— BEGIN Given data —

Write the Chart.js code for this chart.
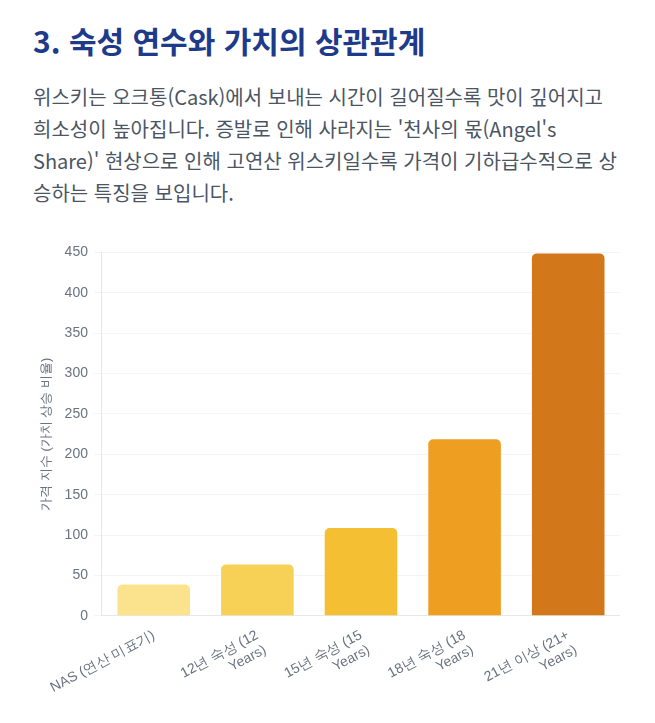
<!DOCTYPE html>
<html lang="ko">
<head>
<meta charset="utf-8">
<script src="https://cdn.jsdelivr.net/npm/chart.js@4.4.0/dist/chart.umd.min.js"></script>
<style>
  body { margin: 0; background: #fff; font-family: "Noto Sans CJK KR", "Noto Sans", sans-serif; }
  .wrap { padding: 17px 33px 0 33px; }
  h2 { margin: 0; font-size: 30px; font-weight: 700; color: #1e3a8a; line-height: 46px; }
  p { margin: 18px 0 0 0; font-size: 20px; line-height: 32px; color: #4b5563; }
  .chart-box { position: relative; width: 585px; height: 476px; margin: 29px 0 0 2px; }
</style>
</head>
<body>
<div class="wrap">
  <h2>3. 숙성 연수와 가치의 상관관계</h2>
  <p>위스키는 오크통(Cask)에서 보내는 시간이 길어질수록 맛이 깊어지고 희소성이 높아집니다. 증발로 인해 사라지는 '천사의 몫(Angel's Share)' 현상으로 인해 고연산 위스키일수록 가격이 기하급수적으로 상승하는 특징을 보입니다.</p>
  <div class="chart-box"><canvas id="ageChart"></canvas></div>
</div>
<script>
// categories and values
const ageLabels = [
    'NAS (연산 미표기)',
    ['12년 숙성 (12', 'Years)'],
    ['15년 숙성 (15', 'Years)'],
    ['18년 숙성 (18', 'Years)'],
    ['21년 이상 (21+', 'Years)']
];
const priceIndex = [40, 65, 110, 220, 450];
const barColors = ['#FBE38E', '#F6D155', '#F4BF33', '#EE9F22', '#D2771A'];

window.onload = function() {
    var ctx = document.getElementById('ageChart').getContext('2d');
    new Chart(ctx, {
        type: 'bar',
        data: {
            labels: ageLabels,
            datasets: [{
                label: '가격 지수',
                data: priceIndex,
                backgroundColor: barColors,
                borderColor: 'rgba(255,255,255,0.6)',
                borderWidth: 1,
                borderRadius: 6,
                barPercentage: 0.72,
                categoryPercentage: 1
            }]
        },
        options: {
            responsive: true,
            maintainAspectRatio: false,
            animation: false,
            plugins: {
                legend: { display: false },
                tooltip: { enabled: false }
            },
            scales: {
                y: {
                    beginAtZero: true,
                    max: 450,
                    ticks: { stepSize: 50, color: '#6b7280', font: { size: 14 }, padding: 6 },
                    grid: { color: '#f1f5f9' },
                    border: { color: '#e5e7eb' },
                    title: {
                        display: true,
                        text: '가격 지수 (가치 상승 비율)',
                        color: '#6b7280',
                        font: { size: 13 }
                    }
                },
                x: {
                    ticks: { color: '#6b7280', font: { size: 14 }, maxRotation: 28, minRotation: 28 },
                    grid: { display: false },
                    border: { color: '#e5e7eb' }
                }
            }
        }
    });
};
</script>
</body>
</html>
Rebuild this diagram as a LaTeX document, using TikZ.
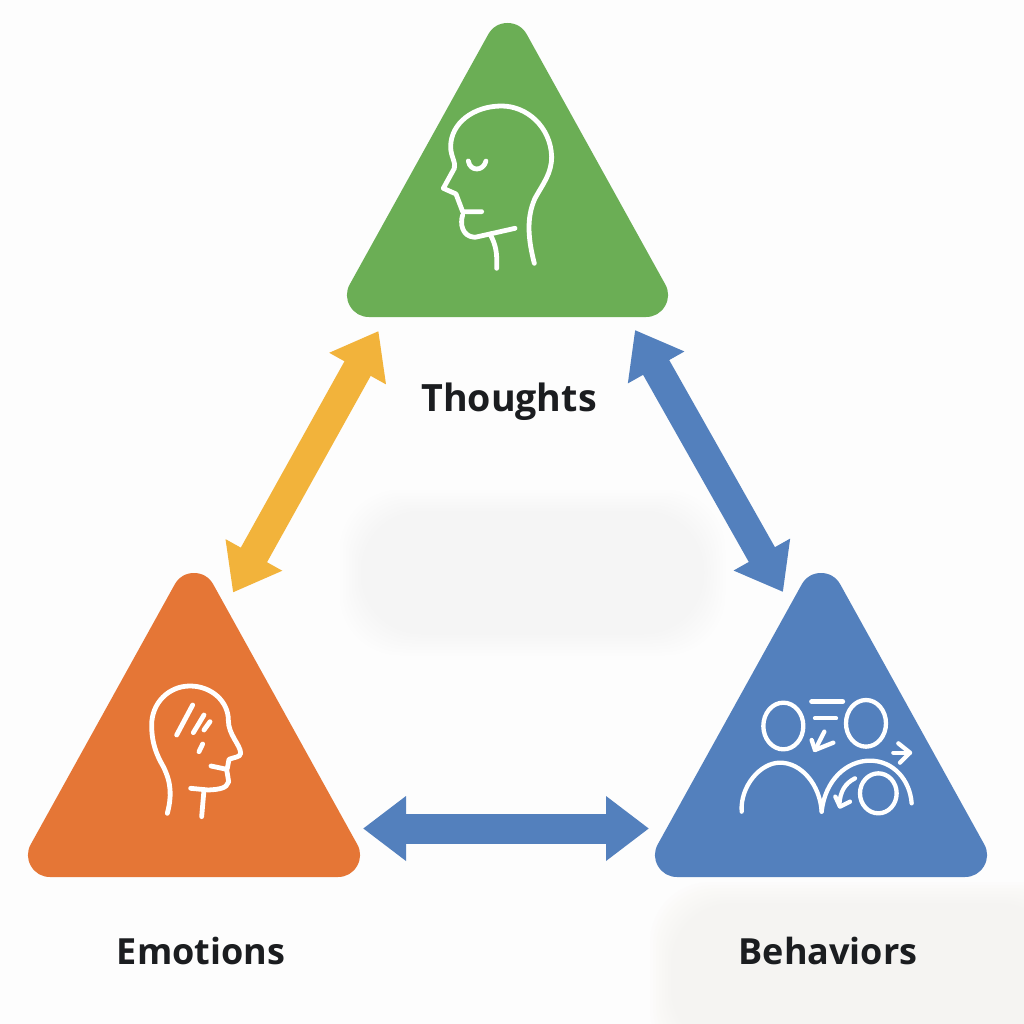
\documentclass[tikz,border=0pt]{standalone}
\usepackage{fontspec}
\setmainfont{Open Sans}
\usetikzlibrary{arrows.meta}
\definecolor{cgreen}{HTML}{6BAE55}
\definecolor{corange}{HTML}{E57636}
\definecolor{cblue}{HTML}{5380BD}
\definecolor{cyellow}{HTML}{F2B33B}
\definecolor{ctext}{HTML}{1B1D20}
\definecolor{cbg}{HTML}{FDFDFD}
\definecolor{csmudge}{HTML}{E6E8EA}
\definecolor{csmudgew}{HTML}{E8E5E0}
\tikzset{
  tri/.style={line width=44pt,line join=round},
  dbl/.style={line width=30pt,{Triangle[length=43pt,width=62pt]}-{Triangle[length=43pt,width=62pt]}},
  lbl/.style={font=\bfseries\fontsize{36}{40}\selectfont,text=ctext,inner sep=0pt,anchor=base},
  ico/.style={draw=white,line width=4.8pt,line cap=round,line join=round},
  icoi/.style={ico,line width=4.3pt},
}
\newcommand{\smudge}[6]{%
  \foreach \k in {0,...,7}{
    \fill[#6,opacity=0.045,rounded corners=#5pt]
      ({#1-\k*3},{#2-\k*3}) rectangle ({#3+\k*3},{#4+\k*3});
  }}
\begin{document}
\begin{tikzpicture}[x=1pt,y=-1pt]
\useasboundingbox (0,0) rectangle (1024,1024);
\fill[cbg] (0,0) rectangle (1024,1024);
% faint smudges
\smudge{361}{511}{704}{634}{60}{csmudge}
\begin{scope}
\clip (0,0) rectangle (1024,1024);
\smudge{671}{903}{1060}{1050}{60}{csmudgew}
\end{scope}
% triangles
\coordinate (gA) at (507.5,45); \coordinate (gL) at (369,295); \coordinate (gR) at (646,295);
\coordinate (oA) at (194,595);  \coordinate (oL) at (50,855);  \coordinate (oR) at (338,855);
\coordinate (bA) at (821,595);  \coordinate (bL) at (677,855); \coordinate (bR) at (965,855);
\filldraw[cgreen,tri] (gA) -- (gR) -- (gL) -- cycle;
\filldraw[corange,tri] (oA) -- (oR) -- (oL) -- cycle;
\filldraw[cblue,tri] (bA) -- (bR) -- (bL) -- cycle;
% arrows
\coordinate (y1) at (378.5,331); \coordinate (y2) at (233,592.5);
\coordinate (r1) at (635,330);   \coordinate (r2) at (783,592);
\coordinate (h1) at (363,828.5); \coordinate (h2) at (649,828.5);
\draw[cyellow,dbl] (y1) -- (y2);
\draw[cblue,dbl] (r1) -- (r2);
\draw[cblue,dbl] (h1) -- (h2);
% labels
\node[lbl,font=\bfseries\fontsize{37.6}{40}\selectfont] (thoughts) at (509,411) {Thoughts};
\node[lbl] (emotions) at (201,964) {Emotions};
\node[lbl] (behaviors) at (828,964) {Behaviors};
% green icon
\begin{scope}[shift={(420,90)},x=0.3333pt,y=-0.3333pt]
\draw[ico] (343,520) .. controls (325,450) and (318,385) .. (345,325) .. controls (370,280) and (395,250) .. (395,200) .. controls (392,110) and (320,48) .. (245,48) .. controls (160,48) and (92,100) .. (92,170) .. controls (92,200) and (108,215) .. (103,235) -- (70,295) -- (108,312) -- (128,365) -- (185,365);
\draw[ico] (128,375) .. controls (120,400) and (125,440) .. (165,442) -- (210,432) -- (285,415);
\draw[ico] (210,432) .. controls (228,465) and (232,490) .. (230,535);
\draw[ico] (145,213) .. controls (150,245) and (190,245) .. (198,213);
\end{scope}
% orange icon
\begin{scope}[shift={(130,670)},x=0.3333pt,y=-0.3333pt]
\draw[ico] (112,430) .. controls (125,380) and (125,340) .. (100,290) .. controls (80,255) and (65,220) .. (65,165) .. controls (65,100) and (115,48) .. (180,48) .. controls (245,48) and (295,95) .. (295,150) .. controls (295,195) and (332,225) .. (332,250) .. controls (332,262) and (310,262) .. (297,268) -- (292,295);
\draw[ico] (243,288) -- (290,298) -- (296,335) .. controls (290,355) and (270,358) .. (235,360) -- (182,355);
\draw[ico] (222,360) -- (215,440);
\draw[ico] (188,105) -- (140,195);
\draw[ico] (222,135) -- (190,188);
\draw[ico] (240,155) -- (222,180);
\draw[ico] (218,222) -- (207,245);
\end{scope}
% blue icon
\begin{scope}[shift={(730,690)},x=0.3333pt,y=-0.3333pt]
\draw[icoi] (160,108) ellipse [x radius=60,y radius=70];
\draw[icoi] (408,100) ellipse [x radius=60,y radius=70];
\draw[icoi,line width=5pt] (245,35) -- (338,35);
\draw[icoi] (255,85) -- (318,85);
\draw[icoi] (283,125) -- (255,180);
\draw[icoi] (245,150) -- (255,180) -- (310,158);
\draw[icoi] (490,188) -- (540,188);
\draw[icoi] (505,160) -- (540,188) -- (510,218);
\draw[icoi] (35,365) .. controls (30,290) and (90,218) .. (150,218) .. controls (215,218) and (270,285) .. (275,365);
\draw[icoi] (275,365) .. controls (285,270) and (350,212) .. (420,212) .. controls (490,212) and (540,270) .. (545,340);
\draw[icoi] (445,310) ellipse [x radius=55,y radius=60];
\draw[icoi] (375,265) .. controls (345,280) and (330,305) .. (328,345);
\draw[icoi] (316,320) -- (330,350) -- (360,335);
\end{scope}
\end{tikzpicture}
\end{document}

— END Given data —

### Direction
Copy nothing but the lines from the first one in the listing through the line with "['#FBE38E', '#F6D155', '#F4BF33', '#EE9F22', '#D2771A'];", and omit the pictures.

### Task result
Write the Chart.js code for this chart.
<!DOCTYPE html>
<html lang="ko">
<head>
<meta charset="utf-8">
<script src="https://cdn.jsdelivr.net/npm/chart.js@4.4.0/dist/chart.umd.min.js"></script>
<style>
  body { margin: 0; background: #fff; font-family: "Noto Sans CJK KR", "Noto Sans", sans-serif; }
  .wrap { padding: 17px 33px 0 33px; }
  h2 { margin: 0; font-size: 30px; font-weight: 700; color: #1e3a8a; line-height: 46px; }
  p { margin: 18px 0 0 0; font-size: 20px; line-height: 32px; color: #4b5563; }
  .chart-box { position: relative; width: 585px; height: 476px; margin: 29px 0 0 2px; }
</style>
</head>
<body>
<div class="wrap">
  <h2>3. 숙성 연수와 가치의 상관관계</h2>
  <p>위스키는 오크통(Cask)에서 보내는 시간이 길어질수록 맛이 깊어지고 희소성이 높아집니다. 증발로 인해 사라지는 '천사의 몫(Angel's Share)' 현상으로 인해 고연산 위스키일수록 가격이 기하급수적으로 상승하는 특징을 보입니다.</p>
  <div class="chart-box"><canvas id="ageChart"></canvas></div>
</div>
<script>
// categories and values
const ageLabels = [
    'NAS (연산 미표기)',
    ['12년 숙성 (12', 'Years)'],
    ['15년 숙성 (15', 'Years)'],
    ['18년 숙성 (18', 'Years)'],
    ['21년 이상 (21+', 'Years)']
];
const priceIndex = [40, 65, 110, 220, 450];
const barColors = ['#FBE38E', '#F6D155', '#F4BF33', '#EE9F22', '#D2771A'];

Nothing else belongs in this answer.